The following interpretation of Parshat Noach comes by way of the book of Vayikra, and specifically Mary Douglas’s great work of biblical analysis, Leviticus as Literature.  Douglas’s book emerged from her work as an anthropologist studying various cultures and their sacred taboos. This in turn piqued her interest in the food restrictions listed in Leviticus 11, and she began to explore the question of what makes certain animals prohibited for consumption. One of her many insights is that cultures don’t only prohibit things that are bad, unclean or disgusting – sometimes taboos exist for the purpose of preserving or protecting a revered entity.
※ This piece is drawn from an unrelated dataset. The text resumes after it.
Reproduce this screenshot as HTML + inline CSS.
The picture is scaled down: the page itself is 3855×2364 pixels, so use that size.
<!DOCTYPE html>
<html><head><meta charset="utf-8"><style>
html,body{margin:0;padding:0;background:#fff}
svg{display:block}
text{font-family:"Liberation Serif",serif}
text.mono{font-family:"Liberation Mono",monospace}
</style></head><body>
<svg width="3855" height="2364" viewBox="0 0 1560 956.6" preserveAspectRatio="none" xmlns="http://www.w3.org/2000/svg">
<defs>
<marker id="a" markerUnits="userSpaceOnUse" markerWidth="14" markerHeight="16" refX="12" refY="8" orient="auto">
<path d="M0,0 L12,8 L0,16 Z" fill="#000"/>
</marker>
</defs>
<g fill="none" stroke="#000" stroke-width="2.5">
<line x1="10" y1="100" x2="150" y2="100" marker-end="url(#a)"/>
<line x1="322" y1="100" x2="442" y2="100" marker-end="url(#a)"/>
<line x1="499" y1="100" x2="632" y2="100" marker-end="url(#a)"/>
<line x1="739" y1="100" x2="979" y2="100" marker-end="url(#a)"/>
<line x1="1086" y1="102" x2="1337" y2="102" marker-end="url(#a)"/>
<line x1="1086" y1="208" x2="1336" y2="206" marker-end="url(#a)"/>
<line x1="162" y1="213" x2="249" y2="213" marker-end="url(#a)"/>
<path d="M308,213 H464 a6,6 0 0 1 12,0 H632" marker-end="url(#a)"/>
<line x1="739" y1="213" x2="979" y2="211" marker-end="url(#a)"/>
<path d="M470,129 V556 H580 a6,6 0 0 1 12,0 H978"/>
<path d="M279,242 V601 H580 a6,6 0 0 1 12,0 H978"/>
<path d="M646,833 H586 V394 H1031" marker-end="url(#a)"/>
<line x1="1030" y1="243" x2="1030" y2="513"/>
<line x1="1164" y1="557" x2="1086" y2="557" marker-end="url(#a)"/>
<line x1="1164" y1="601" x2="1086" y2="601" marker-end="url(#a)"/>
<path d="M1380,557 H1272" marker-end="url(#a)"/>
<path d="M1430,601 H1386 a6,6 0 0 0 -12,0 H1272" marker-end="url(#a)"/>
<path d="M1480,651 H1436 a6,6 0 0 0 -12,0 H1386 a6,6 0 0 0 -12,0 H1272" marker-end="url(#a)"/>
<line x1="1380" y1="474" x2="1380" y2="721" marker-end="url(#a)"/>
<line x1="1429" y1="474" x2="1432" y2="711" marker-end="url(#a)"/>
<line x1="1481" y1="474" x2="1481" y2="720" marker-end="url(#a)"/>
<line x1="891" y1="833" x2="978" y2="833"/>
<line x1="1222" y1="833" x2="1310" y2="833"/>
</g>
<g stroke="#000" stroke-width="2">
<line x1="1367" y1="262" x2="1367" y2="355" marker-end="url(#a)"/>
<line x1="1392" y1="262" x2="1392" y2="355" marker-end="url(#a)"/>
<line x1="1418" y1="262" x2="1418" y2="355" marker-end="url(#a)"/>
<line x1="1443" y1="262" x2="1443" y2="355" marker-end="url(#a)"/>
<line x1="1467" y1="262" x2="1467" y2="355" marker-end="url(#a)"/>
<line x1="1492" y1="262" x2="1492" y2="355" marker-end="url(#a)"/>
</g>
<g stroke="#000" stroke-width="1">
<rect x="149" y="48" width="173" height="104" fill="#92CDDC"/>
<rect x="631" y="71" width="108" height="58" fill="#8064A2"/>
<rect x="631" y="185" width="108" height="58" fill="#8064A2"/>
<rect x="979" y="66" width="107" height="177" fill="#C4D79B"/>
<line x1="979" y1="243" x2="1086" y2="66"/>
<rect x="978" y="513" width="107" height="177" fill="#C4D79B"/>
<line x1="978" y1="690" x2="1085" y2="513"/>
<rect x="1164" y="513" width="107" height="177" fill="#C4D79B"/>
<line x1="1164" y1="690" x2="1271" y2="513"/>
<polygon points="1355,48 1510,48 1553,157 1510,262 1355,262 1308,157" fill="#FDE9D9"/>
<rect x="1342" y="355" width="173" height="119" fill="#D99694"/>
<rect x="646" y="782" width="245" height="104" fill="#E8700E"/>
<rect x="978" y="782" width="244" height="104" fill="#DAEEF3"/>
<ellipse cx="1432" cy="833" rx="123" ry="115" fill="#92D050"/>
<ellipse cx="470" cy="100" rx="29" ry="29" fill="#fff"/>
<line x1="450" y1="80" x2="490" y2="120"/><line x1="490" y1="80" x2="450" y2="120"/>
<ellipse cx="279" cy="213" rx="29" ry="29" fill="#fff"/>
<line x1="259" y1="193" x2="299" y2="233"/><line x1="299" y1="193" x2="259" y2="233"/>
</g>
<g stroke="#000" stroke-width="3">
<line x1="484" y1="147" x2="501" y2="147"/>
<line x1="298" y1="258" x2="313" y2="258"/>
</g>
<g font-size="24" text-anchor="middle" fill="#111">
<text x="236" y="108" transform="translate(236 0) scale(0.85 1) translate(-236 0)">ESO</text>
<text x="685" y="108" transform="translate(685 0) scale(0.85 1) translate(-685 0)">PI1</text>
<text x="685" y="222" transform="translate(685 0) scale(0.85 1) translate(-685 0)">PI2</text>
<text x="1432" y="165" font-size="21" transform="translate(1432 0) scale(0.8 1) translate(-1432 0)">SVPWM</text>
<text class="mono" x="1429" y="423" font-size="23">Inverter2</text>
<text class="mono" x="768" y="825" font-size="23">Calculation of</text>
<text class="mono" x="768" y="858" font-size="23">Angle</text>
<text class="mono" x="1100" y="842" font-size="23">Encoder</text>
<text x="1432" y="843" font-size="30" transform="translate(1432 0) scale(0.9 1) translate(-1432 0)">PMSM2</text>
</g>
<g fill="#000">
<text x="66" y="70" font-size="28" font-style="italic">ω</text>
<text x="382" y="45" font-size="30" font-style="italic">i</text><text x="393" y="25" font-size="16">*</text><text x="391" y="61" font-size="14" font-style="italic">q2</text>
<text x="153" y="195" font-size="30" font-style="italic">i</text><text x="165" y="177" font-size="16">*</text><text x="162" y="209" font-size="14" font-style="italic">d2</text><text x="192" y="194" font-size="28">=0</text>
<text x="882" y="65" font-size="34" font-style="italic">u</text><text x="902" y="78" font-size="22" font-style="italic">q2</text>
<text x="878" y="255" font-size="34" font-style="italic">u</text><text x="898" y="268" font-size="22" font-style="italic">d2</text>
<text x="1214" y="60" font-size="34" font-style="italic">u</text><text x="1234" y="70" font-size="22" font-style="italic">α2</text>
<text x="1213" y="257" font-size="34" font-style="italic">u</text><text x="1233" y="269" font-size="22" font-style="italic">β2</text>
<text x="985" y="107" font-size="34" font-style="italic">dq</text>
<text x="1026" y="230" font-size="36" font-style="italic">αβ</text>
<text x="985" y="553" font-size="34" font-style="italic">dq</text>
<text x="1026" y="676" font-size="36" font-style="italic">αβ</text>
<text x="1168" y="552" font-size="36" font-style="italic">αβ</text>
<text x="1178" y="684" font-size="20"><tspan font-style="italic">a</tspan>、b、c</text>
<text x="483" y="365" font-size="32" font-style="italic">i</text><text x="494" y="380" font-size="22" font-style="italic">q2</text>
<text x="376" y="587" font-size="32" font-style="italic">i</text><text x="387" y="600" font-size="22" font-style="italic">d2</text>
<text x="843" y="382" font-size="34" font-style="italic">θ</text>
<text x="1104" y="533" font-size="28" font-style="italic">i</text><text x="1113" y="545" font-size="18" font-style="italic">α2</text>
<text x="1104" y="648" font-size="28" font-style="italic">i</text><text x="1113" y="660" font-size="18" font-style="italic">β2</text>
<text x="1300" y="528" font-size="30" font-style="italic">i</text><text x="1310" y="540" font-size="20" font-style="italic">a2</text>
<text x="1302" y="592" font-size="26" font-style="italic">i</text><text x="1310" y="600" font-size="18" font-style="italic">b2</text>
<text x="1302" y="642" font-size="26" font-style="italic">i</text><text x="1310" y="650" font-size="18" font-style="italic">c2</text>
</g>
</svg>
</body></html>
Douglas cites the example of “winged swarming things” (שֶׁרֶץ הָעוֹף), which are forbidden by the Torah for human consumption, yet their description suggests a kind of overflowing or “teeming” quality that is associated with fertility and expansiveness. In Parshat Noach, the Torah echoes this language in God’s command regarding reproduction shortly after the flood recedes: “Be fertile, then, and increase; abound on the earth and increase on it” וְאַתֶּם, פְּרוּ וּרְבוּ; שִׁרְצוּ בָאָרֶץ, וּרְבוּ-בָהּ. (Gen. 9:7)

According to Douglas, the challenge of what to do with this fertile abundance – how to nourish it, protect it, but also contain it and keep it from “taking over” – is part of what it means to establish a covenant with God. Fertility is something that is addressed by the covenant but is also separate from it. The boundless and expansive spirit of procreation that is represented by the swarming creatures is precious to God and to humanity/the Jewish people, but the covenant is necessary to order and restrict this overflow.


There is an obvious connection between this tension and the story of the deluge in Parshat Noach. In this story, water – typically associated with blessing – takes over the world. When God eventually restricts these waters humanity is presented with a covenant, a concrete sign that God has contained this overflow in order to leave room for humans and animals to live.